Martin + Osa Johnson
SAFARI MUSEUM
Oceania 1917
Leaving San Francisco in June 1917, the Johnsons spent the next six months visiting the Solomon and New Hebrides Islands retracing Martin’s previous voyage aboard the Snark with Jack London.
Arriving on the island of Malaita, they spent a month visiting villages and the man-made islands of Langa Langa Lagoon and Lau Lagoon. In early August they traveled north to the island of Launguia in the Ontong Java atoll, where they filmed ceremonies and customs unique to the Solomons, including the large wooden and coral cemetery headstones. Afterwards, they moved on to Guadalcanal, San Cristobal, and Santa Ana islands.

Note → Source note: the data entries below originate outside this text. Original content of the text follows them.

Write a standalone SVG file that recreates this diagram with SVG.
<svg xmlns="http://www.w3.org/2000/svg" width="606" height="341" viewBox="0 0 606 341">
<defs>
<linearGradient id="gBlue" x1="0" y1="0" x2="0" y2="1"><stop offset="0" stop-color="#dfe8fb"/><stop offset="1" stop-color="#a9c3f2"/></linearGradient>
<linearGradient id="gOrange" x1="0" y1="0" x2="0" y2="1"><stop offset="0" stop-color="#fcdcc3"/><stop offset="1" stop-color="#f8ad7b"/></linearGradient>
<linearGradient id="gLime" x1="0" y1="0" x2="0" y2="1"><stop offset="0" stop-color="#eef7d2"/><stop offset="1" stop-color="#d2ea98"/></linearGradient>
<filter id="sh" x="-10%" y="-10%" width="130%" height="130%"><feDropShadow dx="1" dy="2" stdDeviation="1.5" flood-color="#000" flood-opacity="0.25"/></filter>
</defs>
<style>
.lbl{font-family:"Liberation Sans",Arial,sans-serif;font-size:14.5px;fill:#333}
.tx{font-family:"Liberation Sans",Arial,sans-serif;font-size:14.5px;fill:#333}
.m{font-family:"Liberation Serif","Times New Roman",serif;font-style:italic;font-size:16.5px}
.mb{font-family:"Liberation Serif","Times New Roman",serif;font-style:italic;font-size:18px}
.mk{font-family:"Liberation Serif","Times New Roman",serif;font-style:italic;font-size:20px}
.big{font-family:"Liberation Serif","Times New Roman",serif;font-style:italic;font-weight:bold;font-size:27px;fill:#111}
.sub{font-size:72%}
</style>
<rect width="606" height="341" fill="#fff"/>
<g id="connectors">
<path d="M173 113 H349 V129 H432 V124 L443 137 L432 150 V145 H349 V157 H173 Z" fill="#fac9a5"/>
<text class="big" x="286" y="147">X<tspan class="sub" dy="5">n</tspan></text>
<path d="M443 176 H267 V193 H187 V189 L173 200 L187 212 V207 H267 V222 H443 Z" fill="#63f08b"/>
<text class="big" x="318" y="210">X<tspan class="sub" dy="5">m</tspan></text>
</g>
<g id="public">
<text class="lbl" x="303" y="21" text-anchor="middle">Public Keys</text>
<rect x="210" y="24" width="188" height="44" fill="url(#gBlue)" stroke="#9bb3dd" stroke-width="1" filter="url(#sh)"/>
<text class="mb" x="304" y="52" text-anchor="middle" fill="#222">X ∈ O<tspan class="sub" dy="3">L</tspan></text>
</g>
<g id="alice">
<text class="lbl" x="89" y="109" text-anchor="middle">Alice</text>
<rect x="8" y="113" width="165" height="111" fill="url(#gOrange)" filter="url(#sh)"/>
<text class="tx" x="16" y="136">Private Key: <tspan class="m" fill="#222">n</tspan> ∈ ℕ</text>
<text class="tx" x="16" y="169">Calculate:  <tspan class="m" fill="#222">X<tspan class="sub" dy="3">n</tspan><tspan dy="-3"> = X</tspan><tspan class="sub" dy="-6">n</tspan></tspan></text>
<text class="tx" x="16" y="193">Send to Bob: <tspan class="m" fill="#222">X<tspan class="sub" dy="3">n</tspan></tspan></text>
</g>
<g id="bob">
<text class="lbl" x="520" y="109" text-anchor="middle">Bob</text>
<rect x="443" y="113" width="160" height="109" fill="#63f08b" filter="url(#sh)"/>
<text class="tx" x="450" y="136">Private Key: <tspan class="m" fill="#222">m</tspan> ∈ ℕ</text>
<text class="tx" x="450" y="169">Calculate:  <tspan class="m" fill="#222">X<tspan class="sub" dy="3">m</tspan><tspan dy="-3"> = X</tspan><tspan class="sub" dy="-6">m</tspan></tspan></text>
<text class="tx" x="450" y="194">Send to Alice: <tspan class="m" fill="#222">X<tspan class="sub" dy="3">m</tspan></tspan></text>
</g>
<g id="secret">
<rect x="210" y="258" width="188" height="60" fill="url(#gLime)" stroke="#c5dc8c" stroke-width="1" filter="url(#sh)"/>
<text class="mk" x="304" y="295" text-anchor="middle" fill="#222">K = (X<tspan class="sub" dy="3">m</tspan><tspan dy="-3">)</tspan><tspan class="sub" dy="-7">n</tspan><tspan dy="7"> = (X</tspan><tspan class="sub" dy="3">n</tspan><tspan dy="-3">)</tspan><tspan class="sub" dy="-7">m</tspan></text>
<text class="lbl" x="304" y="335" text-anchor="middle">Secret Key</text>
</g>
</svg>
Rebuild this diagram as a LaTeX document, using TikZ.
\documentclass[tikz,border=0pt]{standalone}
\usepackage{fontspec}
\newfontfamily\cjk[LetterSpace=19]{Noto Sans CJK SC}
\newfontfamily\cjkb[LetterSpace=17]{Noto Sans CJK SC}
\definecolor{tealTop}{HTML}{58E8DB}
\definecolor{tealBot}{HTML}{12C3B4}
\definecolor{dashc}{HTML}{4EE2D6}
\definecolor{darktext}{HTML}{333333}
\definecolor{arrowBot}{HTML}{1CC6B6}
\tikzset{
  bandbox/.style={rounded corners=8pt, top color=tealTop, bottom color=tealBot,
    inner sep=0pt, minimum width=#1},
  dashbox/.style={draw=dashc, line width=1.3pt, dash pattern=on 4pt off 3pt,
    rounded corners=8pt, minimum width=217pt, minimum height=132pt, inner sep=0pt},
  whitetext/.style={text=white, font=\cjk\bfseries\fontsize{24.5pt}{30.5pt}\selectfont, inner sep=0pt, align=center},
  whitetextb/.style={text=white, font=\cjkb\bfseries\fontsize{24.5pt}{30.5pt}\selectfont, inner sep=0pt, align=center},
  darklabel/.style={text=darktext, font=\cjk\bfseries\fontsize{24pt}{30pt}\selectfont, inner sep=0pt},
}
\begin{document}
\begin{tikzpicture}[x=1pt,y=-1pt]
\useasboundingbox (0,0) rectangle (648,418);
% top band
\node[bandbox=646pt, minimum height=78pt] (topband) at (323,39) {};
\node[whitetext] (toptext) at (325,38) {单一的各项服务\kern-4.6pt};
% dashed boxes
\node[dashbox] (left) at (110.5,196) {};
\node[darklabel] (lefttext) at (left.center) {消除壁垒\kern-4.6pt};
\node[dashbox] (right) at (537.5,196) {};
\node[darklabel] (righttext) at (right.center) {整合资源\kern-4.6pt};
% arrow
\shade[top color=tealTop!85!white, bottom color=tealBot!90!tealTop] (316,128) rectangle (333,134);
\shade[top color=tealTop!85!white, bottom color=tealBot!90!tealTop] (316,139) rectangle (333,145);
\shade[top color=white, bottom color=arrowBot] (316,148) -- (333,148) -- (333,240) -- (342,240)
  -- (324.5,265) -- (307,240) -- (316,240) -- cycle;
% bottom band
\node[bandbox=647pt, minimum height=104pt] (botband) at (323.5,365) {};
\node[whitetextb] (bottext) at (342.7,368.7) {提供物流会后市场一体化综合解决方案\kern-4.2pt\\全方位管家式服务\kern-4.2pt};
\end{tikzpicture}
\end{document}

After a trip to Sydney, Australia to develop their film, they sailed to the New Hebrides which lie south of the Solomons. They visited Vao and Espiritu Santo, then Malekula which was inhabited by the Big Nambas and chief Nagapate. Little affected by missionaries and traders, they were what Martin had hoped to find all along, but their stay ended abruptly.

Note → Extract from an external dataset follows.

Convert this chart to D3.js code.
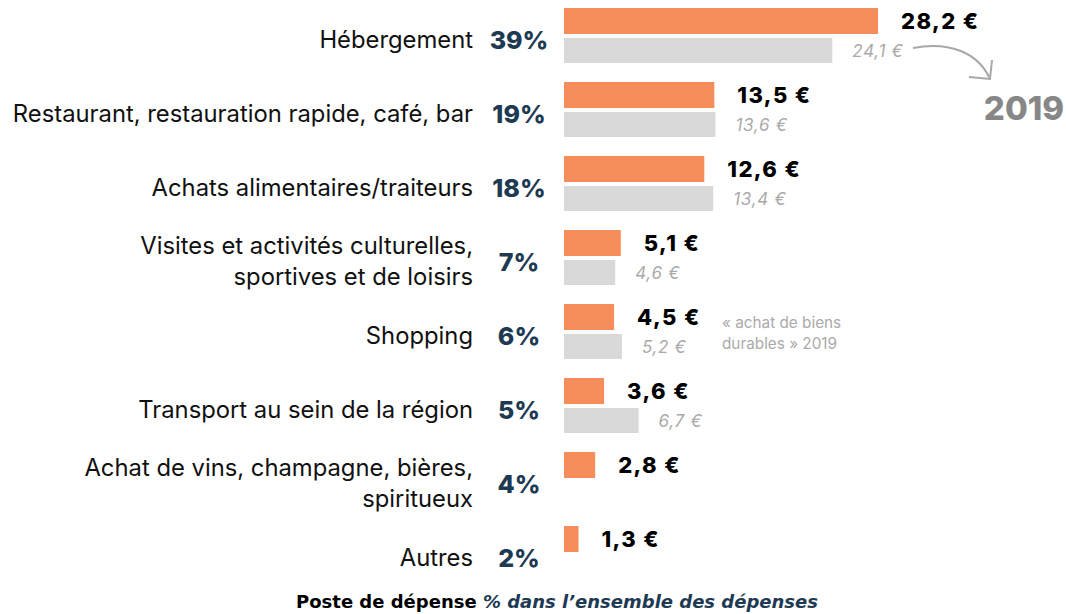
<!DOCTYPE html>
<html>
<head>
<meta charset="utf-8">
<script src="https://cdn.jsdelivr.net/npm/d3@7"></script>
<style>
  html, body { margin: 0; padding: 0; background: #fff; }
  svg { display: block; }
</style>
</head>
<body>
<svg id="chart" width="1066" height="614"></svg>
<script>
// Spending categories (label lines), share of total, spend per day now and in 2019
const categories = [
  ["Hébergement"],
  ["Restaurant, restauration rapide, café, bar"],
  ["Achats alimentaires/traiteurs"],
  ["Visites et activités culturelles,", "sportives et de loisirs"],
  ["Shopping"],
  ["Transport au sein de la région"],
  ["Achat de vins, champagne, bières,", "spiritueux"],
  ["Autres"]
];
const shares = ["39%", "19%", "18%", "7%", "6%", "5%", "4%", "2%"];
const current = [28.2, 13.5, 12.6, 5.1, 4.5, 3.6, 2.8, 1.3];
const previous = [24.1, 13.6, 13.4, 4.6, 5.2, 6.7, null, null];
const fmt = v => d3.format(".1f")(v).replace(".", ",") + " €";

const svg = d3.select("#chart");
const orange = "#F78D5A", grey = "#D9D9D9", navy = "#1E3A52";

const x = d3.scaleLinear().domain([0, 28.2]).range([564, 878]);
const y = d3.scaleBand().domain(d3.range(categories.length)).range([8, 600]).paddingInner(0).paddingOuter(0);
const barH = 26, gap = 4;

const rows = svg.selectAll("g.row").data(categories.map((c, i) => i)).join("g")
  .attr("class", "row")
  .attr("transform", i => `translate(0,${y(i)})`);

// current-year bars
rows.append("rect")
  .attr("x", x(0)).attr("y", 0)
  .attr("width", i => x(current[i]) - x(0)).attr("height", barH)
  .attr("fill", orange);

rows.append("text")
  .attr("x", i => x(current[i]) + 23).attr("y", barH / 2)
  .attr("dy", "0.36em")
  .attr("font-family", "Inter, sans-serif").attr("font-weight", 800)
  .attr("font-size", 22).attr("letter-spacing", 1.4).attr("fill", "#000")
  .text(i => fmt(current[i]));

// 2019 bars
const prevRows = rows.filter(i => previous[i] != null);
prevRows.append("rect")
  .attr("x", x(0)).attr("y", barH + gap)
  .attr("width", i => x(previous[i]) - x(0)).attr("height", barH - 1)
  .attr("fill", grey);
prevRows.append("text")
  .attr("x", i => x(previous[i]) + 20).attr("y", barH + gap + barH / 2)
  .attr("dy", "0.36em")
  .attr("font-family", "Inter, sans-serif").attr("font-style", "italic")
  .attr("font-size", 17).attr("letter-spacing", 0.7).attr("fill", "#AAAAAA")
  .text(i => fmt(previous[i]));

// category labels
rows.each(function(i) {
  const lines = categories[i];
  const t = d3.select(this).append("text")
    .attr("text-anchor", "end")
    .attr("font-family", "Inter, sans-serif").attr("font-size", 23.8)
    .attr("fill", "#111");
  const lh = 31;
  const c = 31 - (lines.length - 1) * lh / 2;
  lines.forEach((l, k) => {
    t.append("tspan").attr("x", 473).attr("y", c + k * lh).attr("dy", "0.36em").text(l);
  });
});

// share labels
rows.append("text")
  .attr("x", 519).attr("y", 32).attr("dy", "0.36em")
  .attr("text-anchor", "middle")
  .attr("font-family", "Inter, sans-serif").attr("font-weight", 800)
  .attr("font-size", 25).attr("fill", navy)
  .text(i => shares[i]);

// 2019 marker with curved arrow
svg.append("path")
  .attr("d", "M913,48 C948,41 978,52 990,79")
  .attr("fill", "none").attr("stroke", "#A8A8A8").attr("stroke-width", 2);
svg.append("path")
  .attr("d", "M992,60 L990,79 L969,77")
  .attr("fill", "none").attr("stroke", "#A8A8A8").attr("stroke-width", 2);
svg.append("text")
  .attr("x", 1024).attr("y", 120)
  .attr("text-anchor", "middle")
  .attr("font-family", "Inter, sans-serif").attr("font-weight", 800)
  .attr("font-size", 33).attr("fill", "#878787")
  .text("2019");

// note on the shopping line
const note = svg.append("text")
  .attr("font-family", "Inter, sans-serif").attr("font-size", 15.3).attr("fill", "#AAAAAA");
note.append("tspan").attr("x", 722).attr("y", 328).text("« achat de biens");
note.append("tspan").attr("x", 722).attr("y", 349).text("durables » 2019");

// footer caption
const cap = svg.append("text")
  .attr("x", 557).attr("y", 608).attr("text-anchor", "middle")
  .attr("font-family", "'DejaVu Sans', sans-serif").attr("font-weight", 700).attr("font-size", 18);
cap.append("tspan").attr("fill", "#000").text("Poste de dépense ");
cap.append("tspan").attr("fill", navy).attr("font-style", "italic").text("% dans l’ensemble des dépenses");
</script>
</body>
</html>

In January of 1918 the Johnsons had enough high quality footage for a successful feature film, “Among the Cannibal Isles of the South Seas,” but bringing back the first images of actual headhunting in the South Seas had eluded them.

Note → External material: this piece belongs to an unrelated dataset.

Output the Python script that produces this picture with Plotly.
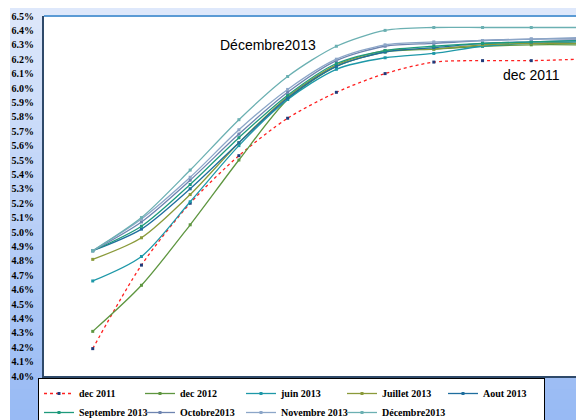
import plotly.graph_objects as go

x_positions = [1, 2, 3, 4, 5, 6, 7, 8, 9, 10, 11]
tick_vals = [0, 1, 2, 3, 4, 5, 6, 7, 8, 9, 10, 11]
tick_text = ["0", "1", "2", "3", "4", "5", "6", "7", "8", "9", "10", "11"]
y_ticks = [round(4.0 + 0.1 * i, 1) for i in range(26)]

series_names = ["dec 2011", "dec 2012", "juin 2013", "Juillet 2013", "Aout 2013",
                "Septembre 2013", "Octobre2013", "Novembre 2013", "Décembre2013"]

dec_2011 = [4.19, 4.77, 5.20, 5.53, 5.79, 5.97, 6.10, 6.18, 6.19, 6.19, 6.20]
dec_2012 = [4.31, 4.63, 5.05, 5.50, 5.92, 6.15, 6.25, 6.27, 6.29, 6.30, 6.30]
juin_2013 = [4.66, 4.83, 5.21, 5.60, 5.92, 6.13, 6.21, 6.24, 6.29, 6.31, 6.32]
juillet_2013 = [4.81, 4.96, 5.26, 5.62, 5.94, 6.16, 6.26, 6.27, 6.30, 6.31, 6.31]
aout_2013 = [4.87, 5.02, 5.30, 5.62, 5.93, 6.15, 6.25, 6.28, 6.31, 6.32, 6.33]
sept_2013 = [4.87, 5.04, 5.33, 5.655, 5.95, 6.17, 6.26, 6.29, 6.31, 6.32, 6.33]
oct_2013 = [4.87, 5.07, 5.36, 5.68, 5.97, 6.19, 6.29, 6.31, 6.33, 6.34, 6.34]
nov_2013 = [4.87, 5.09, 5.38, 5.71, 5.99, 6.20, 6.30, 6.32, 6.33, 6.34, 6.35]
dec_2013 = [4.87, 5.10, 5.43, 5.78, 6.08, 6.29, 6.40, 6.42, 6.42, 6.42, 6.42]

all_values = [dec_2011, dec_2012, juin_2013, juillet_2013, aout_2013,
              sept_2013, oct_2013, nov_2013, dec_2013]
line_colors = ["#FF2020", "#5E9640", "#1E98A8", "#8A9A3A", "#1F6E9E",
               "#1E9A7C", "#6E84B0", "#8CA6C8", "#6BB0B2"]
marker_colors = ["#1F3A7A", "#5E9640", "#1E98A8", "#8A9A3A", "#1F6E9E",
                 "#1E9A7C", "#6E84B0", "#8CA6C8", "#6BB0B2"]
dashes = ["dot", "solid", "solid", "solid", "solid", "solid", "solid", "solid", "solid"]

fig = go.Figure()
for name, vals, lc, mc, d in zip(series_names, all_values, line_colors, marker_colors, dashes):
    fig.add_trace(go.Scatter(
        x=x_positions, y=vals, name=name, mode="lines+markers",
        line=dict(color=lc, width=1.3, dash=d, shape="spline", smoothing=0.8),
        marker=dict(symbol="square", size=3, color=mc),
    ))

# figure is 576x412 (page body offset of 8px); plot area 536x360
PW, PH = 536.0, 360.0
shapes = []
n = 40
y_top, y_bot = 1.0 + 8 / PH, -44 / PH
c_top = (222, 232, 251)
c_bot = (152, 186, 244)
for i in range(n):
    t = i / (n - 1)
    c = tuple(int(c_top[k] + (c_bot[k] - c_top[k]) * t) for k in range(3))
    y0 = y_top - (y_top - y_bot) * i / n
    y1 = y_top - (y_top - y_bot) * (i + 1) / n
    shapes.append(dict(type="rect", xref="paper", yref="paper",
                       x0=-34 / PW, x1=1 + 4 / PW, y0=y1 - 0.002, y1=y0,
                       fillcolor="rgb(%d,%d,%d)" % c, line=dict(width=0), layer="below"))
shapes.append(dict(type="rect", xref="paper", yref="paper", x0=0, x1=1, y0=0, y1=1,
                   fillcolor="white", line=dict(width=0), layer="below"))
shapes.append(dict(type="line", xref="paper", yref="paper", x0=0, x1=1, y0=1, y1=1,
                   line=dict(color="#5B9BD5", width=2)))
shapes.append(dict(type="line", xref="paper", yref="paper", x0=1, x1=1, y0=0, y1=1,
                   line=dict(color="#5B9BD5", width=2)))

fig.update_layout(
    width=576, height=412,
    margin=dict(l=36, r=4, t=8, b=44, autoexpand=False),
    paper_bgcolor="white",
    plot_bgcolor="white",
    shapes=shapes,
    showlegend=True,
    legend=dict(
        orientation="h", x=-6 / PW, xanchor="left", y=-2 / PH, yanchor="top",
        bgcolor="white", bordercolor="black", borderwidth=1,
        font=dict(family="Liberation Serif", size=10, color="black", weight="bold"),
        itemwidth=30, entrywidth=56, tracegroupgap=0, traceorder="normal",
    ),
    annotations=[
        dict(x=4.6, y=6.30, xref="x", yref="y", text="Décembre2013", showarrow=False,
             font=dict(family="Liberation Sans", size=14, color="black")),
        dict(x=10.0, y=6.09, xref="x", yref="y", text="dec 2011", showarrow=False,
             font=dict(family="Liberation Sans", size=14, color="black")),
    ],
)
fig.update_xaxes(range=[0, 11], tickvals=tick_vals, ticktext=tick_text,
                 tickfont=dict(size=3, color="#333333"), showgrid=False, zeroline=False,
                 showline=True, linecolor="#2F4A6A", linewidth=2, ticks="")
fig.update_yaxes(range=[4.0, 6.5], tickvals=y_ticks,
                 ticktext=["%.1f%%" % v for v in y_ticks],
                 tickfont=dict(family="Liberation Serif", size=10, color="black", weight="bold"),
                 showgrid=False, zeroline=False, showline=True, linecolor="#2F4A6A",
                 linewidth=2, ticks="", ticklabelstandoff=6)

fig.write_html("out.html")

Photography note: Martin + Osa Johnson often used and experimented with different types of film and cameras in the field, and each took still shots and ran film footage. Repetitions and duplicates of images in order and the repetition of the same images in later series numbers stem from the use of these different cameras, film types and each series may have been done by Martin, Osa or a mix of both. The numbering system in the expedition photos is the one Martin created for their inventory.